Il Kazakistan è il paese economicamente più sviluppato e politicamente più stabile dell'area centro asiatica. Pieno di risorse naturali attira molti rifugiati provenienti dai vicini paesi. Da Asia Centrale, Cina e, soprattutto, Afghanistan, sono migliaia le persone che qui cercano la stabilità dopo anni di guerra.

L'accoglienza dei profughi si concentra a pochi chilometri dalla frontiera con il Kyrgyztan, nella zona di Almaty, crocevia per gran parte dei migranti dell'Asia centrale. E qui si concentra anche il lavoro di AVSI e MASP, che hanno all'attivo due progetti per aiutare i rifugiati ad affrontare numerosi problemi legati all'educazione per I più piccolo, al costo della vita, come affitto, cibo e servizi, aggravati dalle limitate opportunità di trovare un lavoro.

Tra le principali criticità legate all'accoglienza individuate dallo staff di AVSI e MASP negli anni, inoltre, c'è l'aspetto dell'integrazione e della riabilitazione psicologica dei ragazzi vittime della guerra: le centinaia di adolescenti che vivono ad Almaty faticano a entrare nel contesto sociale e culturale kazako e ciò può spesso tradursi in disturbi di tipo psicologico. A ciò si aggiunge il contesto multiculturale di un'area che accoglie rifugiati da luoghi diversi ma che spesso fanno fatica ad entrare in contatto tra loro.

Proprio per riuscire a soddisfare i bisogni degli adolescenti di Almaty, è stato messo in cantiere un nuovo progetto, proposto in questi giorni a UNHCR, al fine di offrir loro attività extrascolastiche come fonte di aggregazione.

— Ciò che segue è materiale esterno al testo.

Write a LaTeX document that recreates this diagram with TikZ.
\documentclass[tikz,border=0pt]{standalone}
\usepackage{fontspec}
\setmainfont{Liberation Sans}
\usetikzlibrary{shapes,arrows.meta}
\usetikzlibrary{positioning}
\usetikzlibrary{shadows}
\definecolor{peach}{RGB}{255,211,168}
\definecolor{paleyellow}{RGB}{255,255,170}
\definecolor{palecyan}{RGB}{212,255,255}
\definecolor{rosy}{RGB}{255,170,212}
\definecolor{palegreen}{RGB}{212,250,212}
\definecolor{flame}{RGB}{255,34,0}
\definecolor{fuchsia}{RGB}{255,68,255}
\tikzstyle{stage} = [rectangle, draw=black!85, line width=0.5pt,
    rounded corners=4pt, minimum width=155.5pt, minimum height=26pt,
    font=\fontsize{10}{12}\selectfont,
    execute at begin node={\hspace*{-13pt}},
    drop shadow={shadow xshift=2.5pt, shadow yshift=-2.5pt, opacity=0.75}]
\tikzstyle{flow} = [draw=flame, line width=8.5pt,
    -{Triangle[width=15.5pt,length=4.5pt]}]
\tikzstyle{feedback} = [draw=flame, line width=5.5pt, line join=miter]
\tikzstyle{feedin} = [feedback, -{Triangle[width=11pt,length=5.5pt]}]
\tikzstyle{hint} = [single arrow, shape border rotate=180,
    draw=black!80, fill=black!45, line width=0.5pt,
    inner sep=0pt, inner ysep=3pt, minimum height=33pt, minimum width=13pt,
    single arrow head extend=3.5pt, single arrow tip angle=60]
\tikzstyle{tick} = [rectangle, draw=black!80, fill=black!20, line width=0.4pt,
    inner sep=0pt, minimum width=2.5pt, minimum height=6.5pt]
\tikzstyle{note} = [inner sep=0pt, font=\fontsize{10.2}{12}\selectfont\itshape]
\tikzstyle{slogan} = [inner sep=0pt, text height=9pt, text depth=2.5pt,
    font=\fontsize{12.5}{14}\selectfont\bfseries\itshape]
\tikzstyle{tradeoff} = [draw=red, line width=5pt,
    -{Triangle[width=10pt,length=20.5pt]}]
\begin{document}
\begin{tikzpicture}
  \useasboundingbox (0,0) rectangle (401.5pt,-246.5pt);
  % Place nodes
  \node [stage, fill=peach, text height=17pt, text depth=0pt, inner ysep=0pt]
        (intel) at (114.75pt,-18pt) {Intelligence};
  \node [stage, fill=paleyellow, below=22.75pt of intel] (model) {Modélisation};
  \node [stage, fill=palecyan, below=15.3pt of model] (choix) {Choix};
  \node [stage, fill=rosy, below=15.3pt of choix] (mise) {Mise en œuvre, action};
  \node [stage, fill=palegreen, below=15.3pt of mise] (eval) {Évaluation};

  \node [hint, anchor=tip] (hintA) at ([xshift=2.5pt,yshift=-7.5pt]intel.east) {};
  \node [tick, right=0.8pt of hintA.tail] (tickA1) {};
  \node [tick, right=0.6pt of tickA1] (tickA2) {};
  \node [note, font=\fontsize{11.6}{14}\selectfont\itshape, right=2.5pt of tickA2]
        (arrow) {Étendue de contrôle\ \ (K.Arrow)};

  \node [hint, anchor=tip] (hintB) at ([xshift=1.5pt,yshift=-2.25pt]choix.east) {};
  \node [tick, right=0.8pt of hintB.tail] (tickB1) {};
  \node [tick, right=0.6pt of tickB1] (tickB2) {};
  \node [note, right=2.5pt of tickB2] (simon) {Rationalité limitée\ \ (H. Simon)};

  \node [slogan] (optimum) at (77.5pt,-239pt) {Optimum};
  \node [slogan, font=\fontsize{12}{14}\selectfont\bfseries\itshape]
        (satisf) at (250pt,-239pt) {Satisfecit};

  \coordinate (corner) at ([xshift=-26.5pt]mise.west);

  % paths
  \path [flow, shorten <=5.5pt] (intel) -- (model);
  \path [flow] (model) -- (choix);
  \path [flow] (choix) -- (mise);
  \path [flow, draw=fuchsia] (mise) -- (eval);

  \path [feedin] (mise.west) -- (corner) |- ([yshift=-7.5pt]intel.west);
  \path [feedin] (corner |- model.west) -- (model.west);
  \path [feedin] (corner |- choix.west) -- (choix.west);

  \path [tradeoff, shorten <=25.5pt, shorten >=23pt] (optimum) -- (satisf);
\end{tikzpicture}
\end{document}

Dalle arti marziali a un giornalino scolastico, fino a corsi per imparare a fabbricare bambole – spiega Silvia Galbiati, direttrice di MASP – Si tratta di attività capaci di aiutare i bambini rifugiati a socializzare, migliorare la loro conoscenza della lingua del posto, rafforzare la fiducia in se stessi e la capacità di esprimersi in maniera compiuta. I bambini, inoltre, avranno così maggiori opportunità di entrare in contatto con i coetanei e questo andrà ad aumentare il livello di tolleranza e rispetto tra le diverse culture che qui si trovano a convivere”.